An accurate estimate of mallards purchased from feed-and-seed
stores would still underestimate the number of mallards potentially
released in Florida, because other sources are available (e.g., Internet
and telephone sales from breeders shipped directly to customers).
Further efforts would be needed to identify the magnitude of the
problem, but the lack of quantifiable sources of information would
compromise the potential for success of such efforts.
second strategy is to facilitate the direct control of mallard
populations. We have requested that the U.S. Fish and Wildlife Service
(Service) relax its regulatory protection of mallards in Florida.
Because feral mallards are the same species as wild mallards, they
technically enjoy the same federal regulatory protection.
We have been trying to convince the Service over the past eight
years to declare mallards present in Florida during the summer months as
feral and therefore, unprotected. The
best we have been able to accomplish on this front is that the Service is
considering issuing a depredation permit to our agency to allow the take
of these birds. Under this
permit, we would have substantial latitude to designate subpermitees.
The Service has drafted an Environmental Assessment of this plan,
with input from FWC biologists, and a federal register will be issued
soliciting public comment. If
this process is successful and we do receive a depredation permit, we will
develop implementation strategies. We
would envision any efforts to remove mallards under this permit to be
targeted and limited until public acceptance of broader scale removal
could be assured.
third strategy is to review and assess other possible regulatory
mechanisms for addressing this problem.
We have discussed this at length and have no proposals at this
time. We believe that
learning more about the commercial sources of mallards and the associated
economics (as addressed by the first strategy) is necessary to fully
identify and evaluate potential alternatives.
Furthermore, substantial progress on the education/public
relations’ front (the fourth strategy) also is viewed as a prerequisite.

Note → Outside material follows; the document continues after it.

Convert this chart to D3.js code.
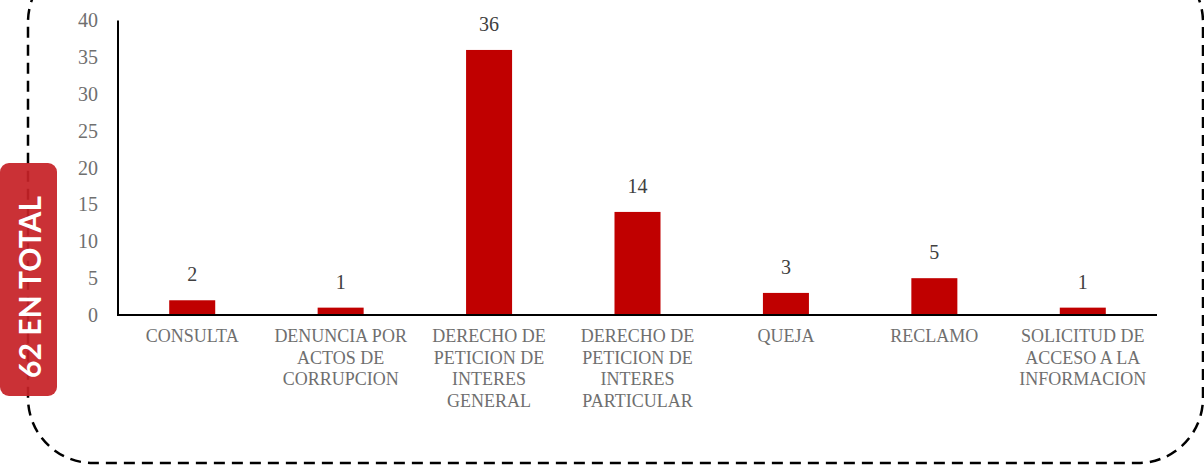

The fourth strategy, which we believe is of utmost importance, is to develop and implement an education/public-relations program. Our Office of Informational Services has developed a plan, “Integrated Communications Plan for Reducing Hybridization Between Florida Ducks and Feral Mallards”. The plan focuses on maximizing awareness of the issue and effectiveness of the message and is based on the assumption that available funding will be limited. Plan strategies are to (1) reduce the sale and subsequent release of mallards, (2) gain wider acceptance for reduction of the mallard population, and (3) create an awareness of the problem among identified stakeholders. To date, we have developed and distributed several informational products (including a brochure on our web site), made four presentations and 23 contacts to groups and organizations, and coordinated media coverage resulting in at least 16 unpaid news items.
We will continue to implement these plans and work toward accomplishing the tasks identified in them, as resources allow. During fiscal year 2002-03, we plan to obtain a genetic technique to distinguish hybrids; develop plans for sampling the mottled duck population to determine the extent of hybridization; further investigate sources of mallards and means of importation; acquire the federal permit for mallard control; finalize, print, and distribute fliers, posters, newsletters, and table-top displays; prepare a display for the state fair; add informational materials to the web site; continue to coordinate media coverage; make plans to integrate the message into FWC educational programs; and provide information to identified stakeholders to enlist their support and cooperation.